= Project Third Chance =

U.S. Army intelligence project (1961–1963)

Project Third Chance was a covert, experimental program conducted by U.S. Army Intelligence between 1961 and 1963. The project’s stated goal was "operational field testing of LSD" as an aid to counterintelligence interrogation, primarily taking place in Europe. Along with Project Derby Hat, it constituted the third and final phase of the Army's "Material Testing Program EA 1729," "EA 1729" being the Army's designator for LSD. Third Chance and Derby Hat together involved 16 unwitting nonvolunteer subjects who were interrogated after receiving the drug. One notable subject was U.S. Army Private James Robert Thornwell.

==Background and Execution==
The Army's LSD testing program ran from about 1955 to 1967.
Following two phases of laboratory testing involving more than 1,000 volunteers, the Army Assistant Chief of Staff for Intelligence (ACSI) authorized operational field testing of LSD. Project Third Chance received verbal approval from ACSI General Willems on December 7, 1960, and formally began field testing in May 1961.

Project Third Chance was carried out by an Army Special Purpose Team (SPT) in Europe, primarily between May and August 1961. The operation involved 11 separate interrogations of 10 "unwitting nonvolunteer subjects." All but one of the subjects were "alleged to be foreign intelligence sources or agents." The methodology included the covert administration of LSD to subjects prior to interrogation.

==Case of James Robert Thornwell==
The one known exception to the subjects being foreign agents was James Robert Thornwell, a U.S. Army private who was stationed in France and suspected of stealing classified documents.

Thornwell was subjected to six months of extensive, abusive, and unconventional interrogation tactics, including sleep and food deprivation, threats, and the unwitting administration of LSD and other drugs. The Church Report notes that Thornwell was the only U.S. soldier included in the Project Third Chance tests and that he "exhibited symptoms of severe paranoia while under the influence of the drug."

==Exposure and Aftermath==
Revelations regarding Project Third Chance, and the broader LSD testing program, came to light as part of the investigations by the Church Committee (United States Senate Select Committee to Study Governmental Operations with Respect to Intelligence Activities), whose final report detailed the extent of the testing in 1976.

Further public attention was drawn to the program between 1977 and 1981 when major American newspapers and television networks covered the case of James Robert Thorwell.

Thornwell was ultimately discharged from the Army without being charged and later sued the U.S. government for damages stemming from the experimental interrogation. Thornwell eventually won some compensation via an act of Congress.

===Related lawsuit===
Another legal challenge related to the Army's LSD testing was filed by James V. Stanley, a former Army sergeant who was unwittingly administered LSD in 1958 while volunteering for a chemical warfare program (Material Testing Program EA 1729) in violation of military regulations.

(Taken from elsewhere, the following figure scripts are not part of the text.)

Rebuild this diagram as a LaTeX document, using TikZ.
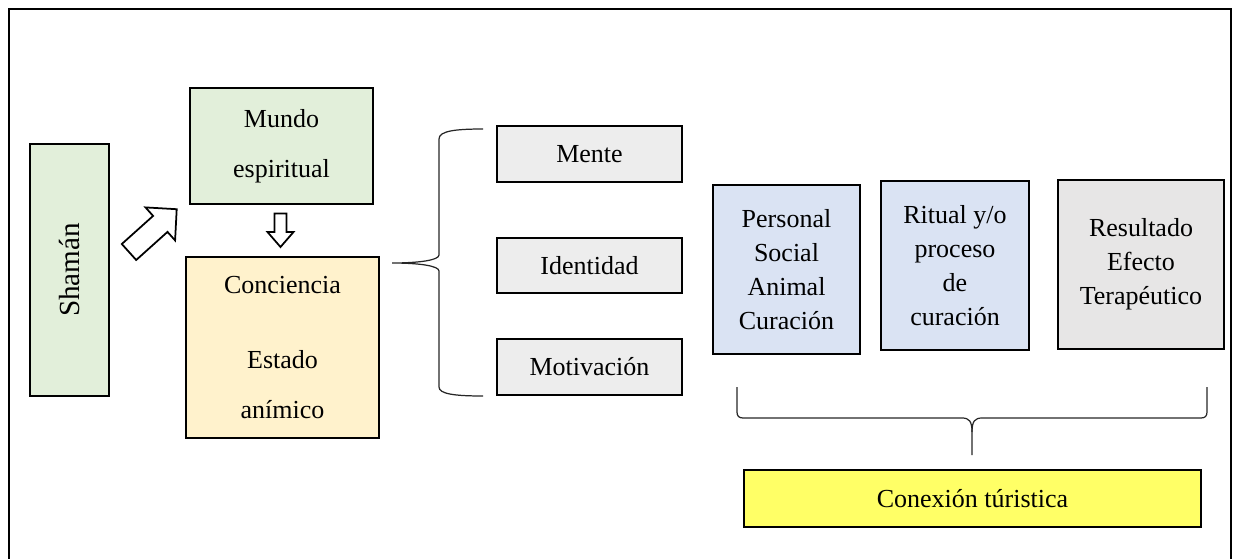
\documentclass[tikz,border=0pt]{standalone}
\usepackage{fontspec}
\setmainfont{Liberation Serif}
\usetikzlibrary{calc}

\definecolor{verdeclaro}{HTML}{E2EFDA}
\definecolor{crema}{HTML}{FFF2CC}
\definecolor{grisclaro}{HTML}{EDEDED}
\definecolor{azulclaro}{HTML}{DAE3F3}
\definecolor{grismedio}{HTML}{E7E6E6}
\definecolor{amarillo}{HTML}{FFFF66}

\tikzset{
	caja/.style={draw=black, line width=1.3pt, inner sep=0pt, align=center, font=\fontsize{14.8}{19.4}\selectfont},
	cajaamplia/.style={caja, font=\fontsize{14.8}{28.4}\selectfont},
	flecha/.style={draw=black, line width=1pt, fill=white, line join=miter},
	llave/.style={draw=black!85, line width=0.7pt},
}

\begin{document}
\begin{tikzpicture}[x=0.02cm, y=-0.02cm]
		\useasboundingbox (0,0) rectangle (1233,558);

		% marco
		\draw[line width=1.1pt] (9,562) -- (9,9) -- (1231,9) -- (1231,562);

		% columna izquierda
		\node[caja, fill=verdeclaro, rotate=90, minimum width=5.04cm, minimum height=1.58cm, font=\fontsize{16.6}{19.4}\selectfont] (shaman) at (69.5,270) {Shamán};
		\node[cajaamplia, fill=verdeclaro, minimum width=3.66cm, minimum height=2.32cm] (mundo) at (281.5,146) {Mundo\\espiritual};
		\node[cajaamplia, fill=crema, minimum width=3.86cm, minimum height=3.62cm] (conciencia) at (282.5,347.5) {Conciencia\\[14.2pt]Estado\\anímico};

		% flechas de bloque
		\draw[flecha] (121.8,244) -- (153.1,215.9) -- (145.5,207.4) -- (176.7,209.2) -- (175.1,240.4) -- (167.5,231.9) -- (136.2,260) -- cycle;
		\draw[flecha] (274.5,213.5) -- (286.5,213.5) -- (286.5,232) -- (293.5,232) -- (280.5,247) -- (267.5,232) -- (274.5,232) -- cycle;

		% columna central
		\node[caja, fill=grisclaro, minimum width=3.7cm, minimum height=1.12cm] (mente) at (589.5,154) {Mente};
		\node[caja, fill=grisclaro, minimum width=3.7cm, minimum height=1.1cm] (identidad) at (589.5,265.5) {Identidad};
		\node[caja, fill=grisclaro, minimum width=3.7cm, minimum height=1.12cm] (motivacion) at (589.5,367) {Motivación};

		% llave vertical
		\draw[llave] (483,129) .. controls (455,129) and (439,131) .. (439,139) -- (439,255)
			.. controls (439,260) and (420,263) .. (392,263)
			.. controls (420,263) and (439,266) .. (439,271) -- (439,387)
			.. controls (439,394) and (455,396) .. (483,396);

		% columna derecha
		\node[caja, fill=azulclaro, minimum width=2.94cm, minimum height=3.38cm] (personal) at (786.5,269.5) {Personal\\Social\\Animal\\Curación};
		\node[caja, fill=azulclaro, minimum width=2.96cm, minimum height=3.38cm] (ritual) at (955,265.5) {Ritual y/o\\proceso\\de\\curación};
		\node[caja, fill=grismedio, minimum width=3.32cm, minimum height=3.38cm] (resultado) at (1141,264.5) {Resultado\\Efecto\\Terapéutico};

		% llave horizontal
		\draw[llave] (737,387) -- (737,412) .. controls (737,416) and (739,418) .. (743,418) -- (962,418)
			.. controls (969,418) and (972,421) .. (972,432) -- (972,455);
		\draw[llave] (972,432) .. controls (972,421) and (975,418) .. (982,418) -- (1201,418)
			.. controls (1205,418) and (1207,416) .. (1207,412) -- (1207,387);

		\node[caja, fill=amarillo, minimum width=9.14cm, minimum height=1.14cm] (conexion) at (972.5,498.5) {Conexión túristica};
	\end{tikzpicture}
\end{document}
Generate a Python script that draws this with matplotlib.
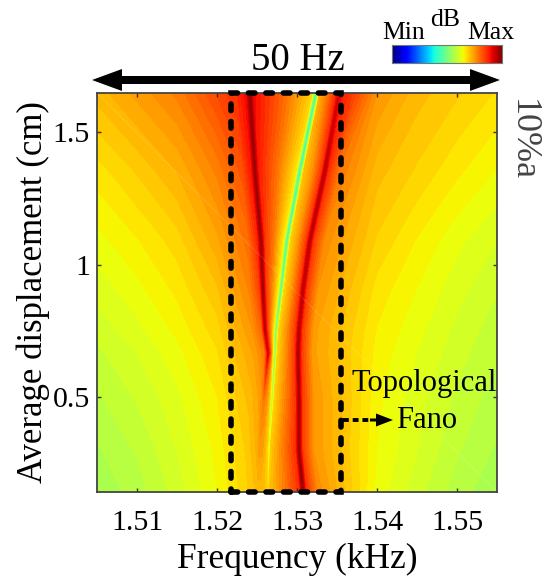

The lawsuit reached the Supreme Court in 1987 in a case, United States v. Stanley, that centered on whether the Feres doctrine protected the government from liability in cases of injury to military personnel resulting from nonconsensual military experiments. The court ultimately ruled that the Feres doctrine barred Stanley's suit for damages.

==Termination==
In April 1963, a briefing on the results of Project Third Chance and Project Derby Hat concluded that further field testing was required before LSD could be used as a reliable aid to counterintelligence. Immediately following the briefing, Deputy ACSI General C. F. Leonard directed that no further field testing be undertaken.

The Army subsequently revised its regulation on drug use in interrogations, requiring prior Department of the Army permission and noting that "Medical research has established that information obtained through the use of these drugs is unreliable and invalid." The adoption of this regulation marked the effective termination of the field testing programs, which officially concluded in September 1963.